Twenty-five-year-old north Londoner Anna Shaffer, who came to fame as the besotted Romilda Vane in the Harry Potter films, wasn’t even born when the play premiered. Her Daisy is a picture of innocence, but Shaffer disconcertingly throws in: “It’s the age when you discover you can lie, because you’re growing up and you’re a bit more of a manipulator than you were.”
“Yes, well,” sniffs Sligo-born, convent-educated McLynn with mock disdain, “some of us take it to the Nth degree and lie for a living. That’s acting.”
The great set piece of the play is a hockey match, which particularly pleases Gulati, who boasts of acquiring “two fat knees” from the sport and having once been the proud possessor of a hockey stick with her surname stamped on it. “It was made by a Gulati in India.”

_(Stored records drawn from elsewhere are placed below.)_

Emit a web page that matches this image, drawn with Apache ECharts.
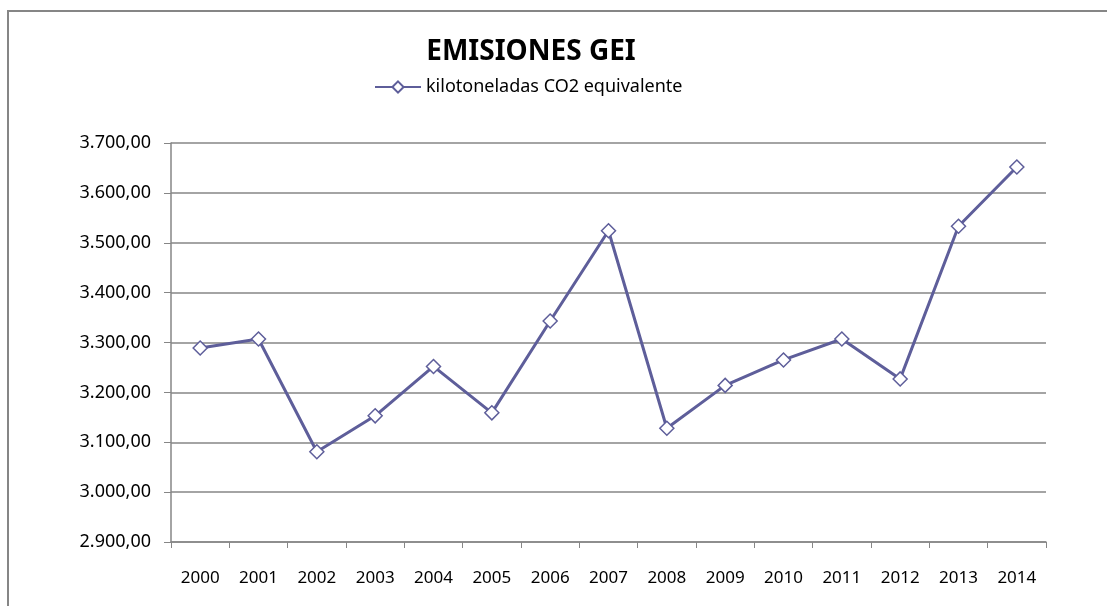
<!DOCTYPE html>
<html><head><meta charset="utf-8">
<script src="https://cdn.jsdelivr.net/npm/echarts@6/dist/echarts.min.js"></script>
<style>html,body{margin:0;padding:0;background:#fff}#c{width:1107px;height:606px}</style>
</head><body><div id="c"></div>
<script>
const years = ['2000','2001','2002','2003','2004','2005','2006','2007','2008','2009','2010','2011','2012','2013','2014'];
const emissions = [3289, 3307, 3081, 3153, 3252, 3159, 3343, 3524, 3128, 3214, 3265, 3307, 3227, 3533, 3652];
const seriesName = 'kilotoneladas CO2 equivalente';
const titleText = 'EMISIONES GEI';
const yMin = 2900, yMax = 3700, yStep = 100;

const font = '"Noto Sans", sans-serif';
const fmt = v => {
  const s = Math.round(v).toString().replace(/\B(?=(\d{3})+(?!\d))/g, '.');
  return s + ',00';
};
const chart = echarts.init(document.getElementById('c'), null, {renderer:'canvas'});
chart.setOption({
  animation:false,
  backgroundColor:'#fff',
  graphic:[{type:'rect',shape:{x:8,y:11,width:1200,height:700},style:{fill:'none',stroke:'#868686',lineWidth:2},silent:true}],
  title:{text:titleText,left:526,top:33,textAlign:'center',textStyle:{fontFamily:font,fontWeight:'bold',fontSize:28,color:'#000'}},
  legend:{data:[seriesName],left:369,top:73,itemWidth:46,itemHeight:14,itemGap:6,
    textStyle:{fontFamily:font,fontSize:18,color:'#000'}},
  grid:{left:171,right:61,top:143,bottom:64,containLabel:false},
  xAxis:{type:'category',data:years,boundaryGap:true,
    axisLine:{lineStyle:{color:'#868686',width:1.5}},
    axisTick:{show:true,length:6,inside:false,alignWithLabel:false,lineStyle:{color:'#868686'}},
    axisLabel:{fontFamily:font,fontSize:17,color:'#000',margin:28},splitLine:{show:false}},
  yAxis:{type:'value',min:yMin,max:yMax,interval:yStep,
    axisLine:{show:true,lineStyle:{color:'#868686',width:1.5}},
    axisTick:{show:true,length:7,lineStyle:{color:'#868686'}},
    axisLabel:{fontFamily:font,fontSize:18,color:'#000',margin:20,formatter:fmt},
    splitLine:{lineStyle:{color:'#868686',width:1.5}}},
  series:[{name:seriesName,type:'line',data:emissions,symbol:'diamond',symbolSize:14,
    lineStyle:{color:'#5E5E9A',width:3},
    itemStyle:{color:'#fff',borderColor:'#5E5E9A',borderWidth:1.5}}]
});
</script></body></html>
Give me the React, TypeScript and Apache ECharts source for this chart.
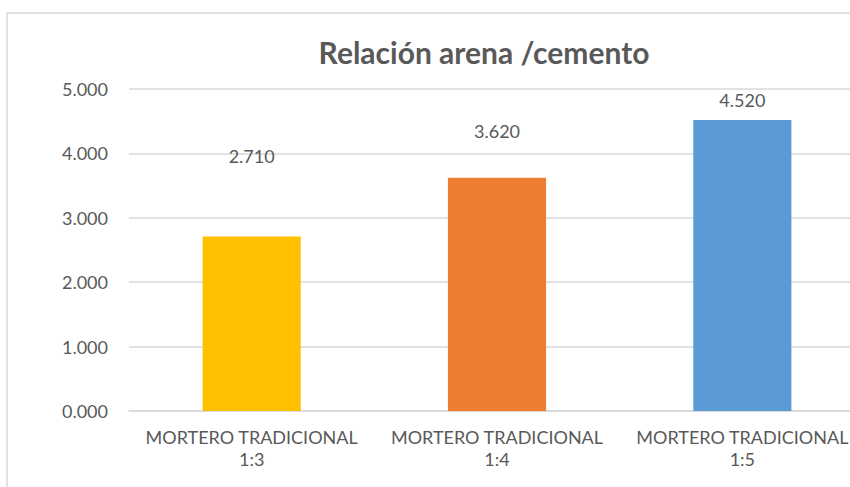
import React, { useEffect, useRef } from "react";
import * as echarts from "echarts";

const title = "Relación arena /cemento";
const categories = ["MORTERO TRADICIONAL\n1:3", "MORTERO TRADICIONAL\n1:4", "MORTERO TRADICIONAL\n1:5"];
const values = [2.71, 3.62, 4.52];
const barColors = ["#FFC000", "#ED7D31", "#5B9BD5"];
const labelLift = [-66, -33, -6];
const yMin = 0;
const yMax = 5;
const yInterval = 1;

const FONT = "Lato";
const TEXT = "#595959";

export default function App() {
  const ref = useRef<HTMLDivElement>(null);
  useEffect(() => {
    document.body.style.margin = "0";
    if (!ref.current) return;
    const chart = echarts.init(ref.current, undefined, { renderer: "svg" });
    chart.setOption({
      animation: false,
      backgroundColor: "#ffffff",
      textStyle: { fontFamily: FONT },
      title: {
        text: title,
        left: 479,
        textAlign: "center",
        top: 32,
        textStyle: { fontFamily: FONT, fontWeight: "bold", fontSize: 30, color: TEXT },
      },
      graphic: [
        {
          type: "rect",
          shape: { x: 7, y: 13, width: 900, height: 500 },
          style: { fill: "none", stroke: "#d9d9d9", lineWidth: 1.5 },
          silent: true,
        },
      ],
      grid: {
        left: 129,
        width: 736,
        top: 89,
        height: 322,
        containLabel: false,
        outerBoundsMode: "none",
      },
      xAxis: {
        type: "category",
        data: categories,
        axisLine: { show: true, lineStyle: { color: "#d9d9d9", width: 1.5 } },
        axisTick: { show: false },
        axisLabel: {
          color: TEXT,
          fontFamily: FONT,
          fontSize: 18,
          lineHeight: 22,
          margin: 15,
          interval: 0,
          hideOverlap: false,
        },
      },
      yAxis: {
        type: "value",
        min: yMin,
        max: yMax,
        interval: yInterval,
        axisLine: { show: false },
        axisTick: { show: false },
        splitLine: { lineStyle: { color: "#d9d9d9", width: 1.5 } },
        axisLabel: {
          color: TEXT,
          fontFamily: FONT,
          fontSize: 18,
          margin: 21,
          formatter: (v: number) => v.toFixed(3),
        },
      },
      series: [
        {
          type: "bar",
          barWidth: "40%",
          data: values.map((v, i) => ({
            value: v,
            itemStyle: { color: barColors[i] },
            label: { offset: [0, labelLift[i]] },
          })),
          label: {
            show: true,
            position: "top",
            distance: 5,
            color: TEXT,
            fontFamily: FONT,
            fontSize: 18,
            formatter: (p: any) => Number(p.value).toFixed(3),
          },
        },
      ],
    });
    return () => chart.dispose();
  }, []);
  return <div ref={ref} style={{ width: 850, height: 487 }} />;
}
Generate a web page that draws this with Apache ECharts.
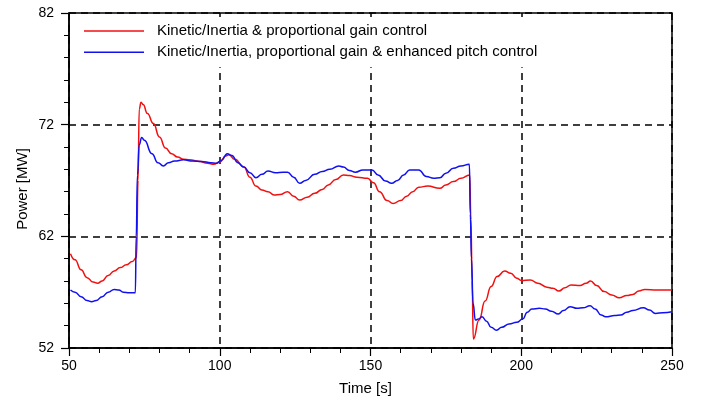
<!DOCTYPE html>
<html>
<head>
<meta charset="utf-8">
<script src="https://cdn.jsdelivr.net/npm/echarts@6/dist/echarts.min.js"></script>
<style>
  html, body { margin: 0; padding: 0; background: #fff; }
  #chart { width: 701px; height: 396px; }
</style>
</head>
<body>
<div id="chart"></div>
<script>
// Series names
const seriesNames = [
  'Kinetic/Inertia & proportional gain control',
  'Kinetic/Inertia, proportional gain & enhanced pitch control'
];

// Time [s] samples and power [MW] for the proportional-gain case
const redTime = [50.5, 52, 54, 56, 58, 59.5, 61, 63, 65, 67, 69, 71, 72.4, 72.9, 73.3, 73.9, 74.6, 76, 78, 80, 82, 84, 86, 88, 90, 93, 96, 98, 100, 102, 103, 105, 108, 110, 112, 114, 116, 118, 120, 122.5, 124.5, 126.5, 129, 131.5, 134, 136, 138.5, 141, 143, 145.5, 149, 151, 153, 155.5, 157.5, 160, 162, 164, 166, 169, 173, 175, 177.5, 180, 182.9, 183.3, 183.7, 184.1, 186, 188, 190, 192, 194.5, 196.5, 198.5, 200, 203, 205.5, 208.5, 210.5, 212.5, 214.5, 216.5, 219.5, 221.5, 223, 225, 227.5, 230, 232.5, 235, 237, 239, 241, 245, 250];
const redPower = [60.45, 59.9, 59.0, 58.3, 57.9, 57.8, 58.0, 58.5, 58.9, 59.2, 59.45, 59.75, 60.1, 67.0, 73.4, 74.0, 73.8, 73.0, 72.1, 70.9, 69.9, 69.4, 69.1, 68.9, 68.85, 68.72, 68.55, 68.45, 68.65, 69.2, 69.3, 68.9, 68.2, 67.3, 66.5, 66.15, 66.0, 65.7, 65.75, 66.0, 65.6, 65.25, 65.5, 65.85, 66.2, 66.6, 67.1, 67.5, 67.45, 67.3, 67.2, 66.8, 66.0, 65.2, 64.95, 65.2, 65.6, 66.0, 66.4, 66.5, 66.3, 66.6, 66.9, 67.2, 67.5, 63.5, 58.0, 52.8, 54.5, 56.2, 57.5, 58.4, 58.9, 58.7, 58.25, 58.05, 58.1, 57.8, 57.45, 57.35, 57.1, 57.4, 57.65, 57.6, 57.8, 58.0, 57.6, 57.05, 56.75, 56.5, 56.7, 56.8, 57.1, 57.25, 57.2, 57.2];

// Time [s] samples and power [MW] for the enhanced pitch control case
const blueTime = [50.5, 52, 54, 56, 57.5, 59, 61, 63, 65, 66.5, 68, 70, 72.0, 72.3, 72.7, 73.3, 74.1, 75, 77.5, 79.5, 81.3, 83, 85, 88, 91, 94, 97, 99, 100.5, 102.5, 104, 106, 108, 110, 112, 114, 116, 118.5, 121, 122.5, 124.5, 126.5, 128.5, 131.5, 134, 136.5, 139.5, 141, 143, 145, 147.5, 150.5, 152.5, 155, 157, 159, 161, 163, 166, 168.5, 171, 173, 175, 177.5, 180, 182.8, 183.1, 183.5, 184.0, 184.8, 185.8, 187, 188.5, 190, 191.8, 193.5, 196, 198.5, 200.5, 202, 203.5, 206, 208, 210, 212.3, 214, 216.2, 218.5, 220.5, 222.8, 224.5, 226.5, 228, 231, 233, 235, 237, 240.5, 242.5, 244.5, 247, 250];
const bluePower = [57.2, 57.0, 56.6, 56.25, 56.15, 56.25, 56.6, 57.0, 57.25, 57.2, 57.0, 56.95, 56.95, 62.0, 67.5, 70.2, 70.85, 70.6, 69.4, 68.6, 68.3, 68.6, 68.75, 68.85, 68.75, 68.7, 68.6, 68.55, 68.8, 69.4, 69.25, 68.6, 68.2, 67.7, 67.25, 67.55, 67.85, 67.7, 67.75, 67.75, 67.3, 66.75, 67.0, 67.55, 67.8, 68.0, 68.3, 68.2, 67.9, 67.75, 67.95, 67.95, 67.5, 66.95, 66.75, 67.0, 67.5, 67.95, 67.95, 67.35, 67.2, 67.25, 67.65, 68.1, 68.3, 68.45, 64.0, 60.0, 56.0, 54.5, 54.6, 54.8, 54.4, 53.85, 53.6, 53.85, 54.15, 54.3, 54.6, 55.2, 55.5, 55.55, 55.5, 55.3, 55.05, 55.35, 55.7, 55.55, 55.6, 55.78, 55.5, 54.95, 54.8, 54.9, 54.95, 55.2, 55.35, 55.6, 55.4, 55.1, 55.15, 55.25];

// Axis ranges and ticks
const xMin = 50, xMax = 250, xStep = 50;
const yMin = 52, yMax = 82, yStep = 10;

const pair = (ts, vs) => ts.map((t, i) => [t, vs[i]]);

const chart = echarts.init(document.getElementById('chart'), null, { renderer: 'canvas' });

const fontFamily = '"Liberation Sans", Arial, sans-serif';
const gridDash = { color: '#000', width: 1.5, type: [7, 5] };
const red = '#f01010';
const blue = '#1010f0';

chart.setOption({
  animation: false,
  backgroundColor: '#fff',
  textStyle: { fontFamily },
  grid: {
    left: 69, right: 29, top: 13, bottom: 48,
    outerBoundsMode: 'none', containLabel: false,
    show: true, borderColor: '#000', borderWidth: 1.5, backgroundColor: 'transparent'
  },
  legend: {
    orient: 'vertical',
    left: 72, top: 17,
    padding: [6, 12, 7, 12],
    backgroundColor: '#fff',
    icon: 'rect',
    itemWidth: 60, itemHeight: 1.5, itemGap: 5.3,
    textStyle: { fontSize: 15, lineHeight: 16, color: '#000', padding: [0, 0, 0, 8], fontFamily },
    data: seriesNames
  },
  xAxis: {
    type: 'value', min: xMin, max: xMax, interval: xStep,
    name: 'Time [s]', nameLocation: 'middle', nameGap: 33, nameMoveOverlap: false,
    nameTextStyle: { fontSize: 15, color: '#000', fontFamily, padding: [0, 10, 0, 0] },
    axisLine: { show: true, lineStyle: { color: '#000', width: 1.5 } },
    axisTick: { show: true, inside: false, length: 8, lineStyle: { color: '#000', width: 1.2 } },
    minorTick: { show: true, splitNumber: 5, length: 5, lineStyle: { color: '#000', width: 1 } },
    axisLabel: { fontSize: 14, color: '#000', margin: 11, fontFamily },
    splitLine: { show: true, lineStyle: gridDash }
  },
  yAxis: {
    type: 'value', min: yMin, max: yMax, interval: yStep,
    name: 'Power [MW]', nameLocation: 'middle', nameGap: 39, nameMoveOverlap: false,
    nameTextStyle: { fontSize: 15, color: '#000', fontFamily, padding: [0, 17, 0, 0] },
    axisLine: { show: true, lineStyle: { color: '#000', width: 1.5 } },
    axisTick: { show: true, inside: false, length: 8, lineStyle: { color: '#000', width: 1.2 } },
    minorTick: { show: true, splitNumber: 5, length: 5, lineStyle: { color: '#000', width: 1 } },
    axisLabel: { fontSize: 14, color: '#000', margin: 15, fontFamily },
    splitLine: { show: true, lineStyle: gridDash }
  },
  series: [
    {
      name: seriesNames[0], type: 'line', data: pair(redTime, redPower),
      symbol: 'none', smooth: 0.5, smoothMonotone: 'x',
      lineStyle: { color: red, width: 1.5 }, itemStyle: { color: red }, z: 3
    },
    {
      name: seriesNames[1], type: 'line', data: pair(blueTime, bluePower),
      symbol: 'none', smooth: 0.5, smoothMonotone: 'x',
      lineStyle: { color: blue, width: 1.5 }, itemStyle: { color: blue }, z: 4
    }
  ]
});
</script>
</body>
</html>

This revelation prompts a lively debate as to who invented the game, only resolved when someone has the brainwave of consulting Google. “OK, so Canada actually invented hockey,” concedes Gulati, who has put up a spirited case for India. “We’re just incredibly good at it.”
As the wisecracks fly around the rehearsal room, it becomes increasingly hard to work out who is in character as whom, given that most of the cast play at least two people. “We’ve got a licence to play every stereotype in the book,” says Gulati, happily. “They’re not stereotypes, they’re archetypes,” Randall fires back. “I might argue with that,” replies Gulati, “because we’re children playing what they imagine children to be like, so we can be stereotypes and archetypes.”
Even at 10am, with a hangover, it’s all very silly and very good fun. “A lot of the time we’re not proud of being silly,” says Randall. “But we should celebrate the fact that we can make each other laugh – it’s such a beautiful, healing thing.”